◆ Directions for this task ◆
Leave out the pictures and reproduce all of the data exactly.
+++ Dataset content
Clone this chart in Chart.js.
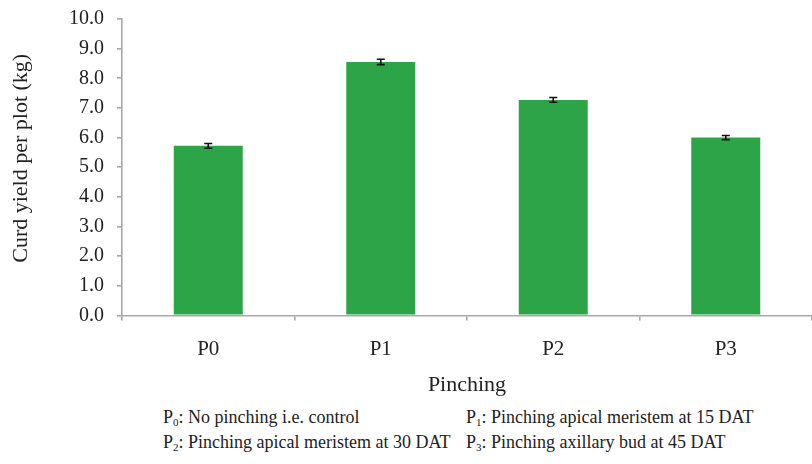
<!DOCTYPE html>
<html>
<head>
<meta charset="utf-8">
<script src="https://cdn.jsdelivr.net/npm/chart.js@4/dist/chart.umd.min.js"></script>
<style>
  html, body { margin: 0; padding: 0; background: #fff; }
  #wrap { position: relative; width: 812px; height: 464px; overflow: hidden; }
  #chart { position: absolute; left: 0; top: -6px; }
  .note { position: absolute; font-family: "Liberation Serif", "Times New Roman", serif;
          font-size: 18px; color: #222; white-space: nowrap; line-height: 1; }
  .note sub { font-size: 11px; vertical-align: -3px; }
</style>
</head>
<body>
<div id="wrap">
  <canvas id="chart" width="812" height="406"></canvas>
  <div class="note" style="left:163px; top:408px;">P<sub>0</sub>: No pinching i.e. control</div>
  <div class="note" style="left:466px; top:408px;">P<sub>1</sub>: Pinching apical meristem at 15 DAT</div>
  <div class="note" style="left:163px; top:433px;">P<sub>2</sub>: Pinching apical meristem at 30 DAT</div>
  <div class="note" style="left:466px; top:433px;">P<sub>3</sub>: Pinching axillary bud at 45 DAT</div>
</div>
<script>
// Pinching treatments and mean curd yield per plot (kg) with standard errors
const categories = ['P0', 'P1', 'P2', 'P3'];
const yieldValues = [5.72, 8.55, 7.27, 6.00];
const yieldErrors = [0.08, 0.09, 0.08, 0.07];
const yTicks = [0, 1, 2, 3, 4, 5, 6, 7, 8, 9, 10];
const yTitle = 'Curd yield per plot (kg)';

const serif = '"Liberation Serif", "Times New Roman", serif';
const axisGrey = '#a8a8a8';
const textColor = '#222';

// Draws the whisker (vertical line + caps) over each bar
const errorBars = {
  id: 'errorBars',
  afterDatasetsDraw(chart) {
    const { ctx, scales: { y } } = chart;
    const meta = chart.getDatasetMeta(0);
    ctx.save();
    ctx.strokeStyle = '#111';
    ctx.lineWidth = 1.6;
    meta.data.forEach((bar, i) => {
      const cx = bar.x;
      const top = y.getPixelForValue(yieldValues[i] + yieldErrors[i]);
      const bot = y.getPixelForValue(yieldValues[i] - yieldErrors[i]);
      const half = 4;
      ctx.beginPath();
      ctx.moveTo(cx, top); ctx.lineTo(cx, bot);
      ctx.moveTo(cx - half, top); ctx.lineTo(cx + half, top);
      ctx.moveTo(cx - half, bot); ctx.lineTo(cx + half, bot);
      ctx.stroke();
    });
    ctx.restore();
  }
};

// Vertical axis title, set a little above the middle of the value axis
const sideTitle = {
  id: 'sideTitle',
  afterDraw(chart) {
    const { ctx, scales: { y } } = chart;
    const cy = y.getPixelForValue(5.3);
    ctx.save();
    ctx.translate(21, cy);
    ctx.rotate(-Math.PI / 2);
    ctx.font = '22px ' + serif;
    ctx.fillStyle = textColor;
    ctx.textAlign = 'center';
    ctx.textBaseline = 'middle';
    ctx.fillText(yTitle, 0, 0);
    ctx.restore();
  }
};

new Chart(document.getElementById('chart'), {
  type: 'bar',
  data: {
    labels: categories,
    datasets: [{
      data: yieldValues,
      backgroundColor: '#2ea448',
      borderWidth: 0,
      categoryPercentage: 1.0,
      barPercentage: 0.4
    }]
  },
  options: {
    responsive: false,
    animation: false,
    layout: { padding: { top: 0, right: -5, left: 8, bottom: 2 } },
    plugins: { legend: { display: false }, tooltip: { enabled: false } },
    scales: {
      x: {
        offset: true,
        grid: { display: true, offset: true, drawOnChartArea: false, tickLength: 5, color: axisGrey, lineWidth: 1.6 },
        border: { color: axisGrey, width: 1.6 },
        ticks: { color: textColor, font: { family: serif, size: 21 }, padding: 16 },
        title: { display: true, text: 'Pinching', color: textColor, font: { family: serif, size: 22 }, padding: { top: -6, bottom: 0 } }
      },
      y: {
        min: 0, max: 10,
        afterBuildTicks(axis) { axis.ticks = yTicks.map(v => ({ value: v })); },
        grid: { display: true, drawOnChartArea: false, tickLength: 5, color: axisGrey, lineWidth: 1.6 },
        border: { color: axisGrey, width: 1.6 },
        ticks: { color: textColor, font: { family: serif, size: 20 }, padding: 13, callback: v => Number(v).toFixed(1) },
        // keeps room for the side title, which the sideTitle plugin paints
        title: { display: true, text: yTitle, color: 'rgba(0,0,0,0)', font: { family: serif, size: 20 }, padding: { top: 0, bottom: 24 } }
      }
    }
  },
  plugins: [errorBars, sideTitle]
});
</script>
</body>
</html>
++++++
◆ Complete output ◆
Clone this chart in Chart.js.
<!DOCTYPE html>
<html>
<head>
<meta charset="utf-8">
<script src="https://cdn.jsdelivr.net/npm/chart.js@4/dist/chart.umd.min.js"></script>
<style>
  html, body { margin: 0; padding: 0; background: #fff; }
  #wrap { position: relative; width: 812px; height: 464px; overflow: hidden; }
  #chart { position: absolute; left: 0; top: -6px; }
  .note { position: absolute; font-family: "Liberation Serif", "Times New Roman", serif;
          font-size: 18px; color: #222; white-space: nowrap; line-height: 1; }
  .note sub { font-size: 11px; vertical-align: -3px; }
</style>
</head>
<body>
<div id="wrap">
  <canvas id="chart" width="812" height="406"></canvas>
  <div class="note" style="left:163px; top:408px;">P<sub>0</sub>: No pinching i.e. control</div>
  <div class="note" style="left:466px; top:408px;">P<sub>1</sub>: Pinching apical meristem at 15 DAT</div>
  <div class="note" style="left:163px; top:433px;">P<sub>2</sub>: Pinching apical meristem at 30 DAT</div>
  <div class="note" style="left:466px; top:433px;">P<sub>3</sub>: Pinching axillary bud at 45 DAT</div>
</div>
<script>
// Pinching treatments and mean curd yield per plot (kg) with standard errors
const categories = ['P0', 'P1', 'P2', 'P3'];
const yieldValues = [5.72, 8.55, 7.27, 6.00];
const yieldErrors = [0.08, 0.09, 0.08, 0.07];
const yTicks = [0, 1, 2, 3, 4, 5, 6, 7, 8, 9, 10];
const yTitle = 'Curd yield per plot (kg)';

const serif = '"Liberation Serif", "Times New Roman", serif';
const axisGrey = '#a8a8a8';
const textColor = '#222';

// Draws the whisker (vertical line + caps) over each bar
const errorBars = {
  id: 'errorBars',
  afterDatasetsDraw(chart) {
    const { ctx, scales: { y } } = chart;
    const meta = chart.getDatasetMeta(0);
    ctx.save();
    ctx.strokeStyle = '#111';
    ctx.lineWidth = 1.6;
    meta.data.forEach((bar, i) => {
      const cx = bar.x;
      const top = y.getPixelForValue(yieldValues[i] + yieldErrors[i]);
      const bot = y.getPixelForValue(yieldValues[i] - yieldErrors[i]);
      const half = 4;
      ctx.beginPath();
      ctx.moveTo(cx, top); ctx.lineTo(cx, bot);
      ctx.moveTo(cx - half, top); ctx.lineTo(cx + half, top);
      ctx.moveTo(cx - half, bot); ctx.lineTo(cx + half, bot);
      ctx.stroke();
    });
    ctx.restore();
  }
};

// Vertical axis title, set a little above the middle of the value axis
const sideTitle = {
  id: 'sideTitle',
  afterDraw(chart) {
    const { ctx, scales: { y } } = chart;
    const cy = y.getPixelForValue(5.3);
    ctx.save();
    ctx.translate(21, cy);
    ctx.rotate(-Math.PI / 2);
    ctx.font = '22px ' + serif;
    ctx.fillStyle = textColor;
    ctx.textAlign = 'center';
    ctx.textBaseline = 'middle';
    ctx.fillText(yTitle, 0, 0);
    ctx.restore();
  }
};

new Chart(document.getElementById('chart'), {
  type: 'bar',
  data: {
    labels: categories,
    datasets: [{
      data: yieldValues,
      backgroundColor: '#2ea448',
      borderWidth: 0,
      categoryPercentage: 1.0,
      barPercentage: 0.4
    }]
  },
  options: {
    responsive: false,
    animation: false,
    layout: { padding: { top: 0, right: -5, left: 8, bottom: 2 } },
    plugins: { legend: { display: false }, tooltip: { enabled: false } },
    scales: {
      x: {
        offset: true,
        grid: { display: true, offset: true, drawOnChartArea: false, tickLength: 5, color: axisGrey, lineWidth: 1.6 },
        border: { color: axisGrey, width: 1.6 },
        ticks: { color: textColor, font: { family: serif, size: 21 }, padding: 16 },
        title: { display: true, text: 'Pinching', color: textColor, font: { family: serif, size: 22 }, padding: { top: -6, bottom: 0 } }
      },
      y: {
        min: 0, max: 10,
        afterBuildTicks(axis) { axis.ticks = yTicks.map(v => ({ value: v })); },
        grid: { display: true, drawOnChartArea: false, tickLength: 5, color: axisGrey, lineWidth: 1.6 },
        border: { color: axisGrey, width: 1.6 },
        ticks: { color: textColor, font: { family: serif, size: 20 }, padding: 13, callback: v => Number(v).toFixed(1) },
        // keeps room for the side title, which the sideTitle plugin paints
        title: { display: true, text: yTitle, color: 'rgba(0,0,0,0)', font: { family: serif, size: 20 }, padding: { top: 0, bottom: 24 } }
      }
    }
  },
  plugins: [errorBars, sideTitle]
});
</script>
</body>
</html>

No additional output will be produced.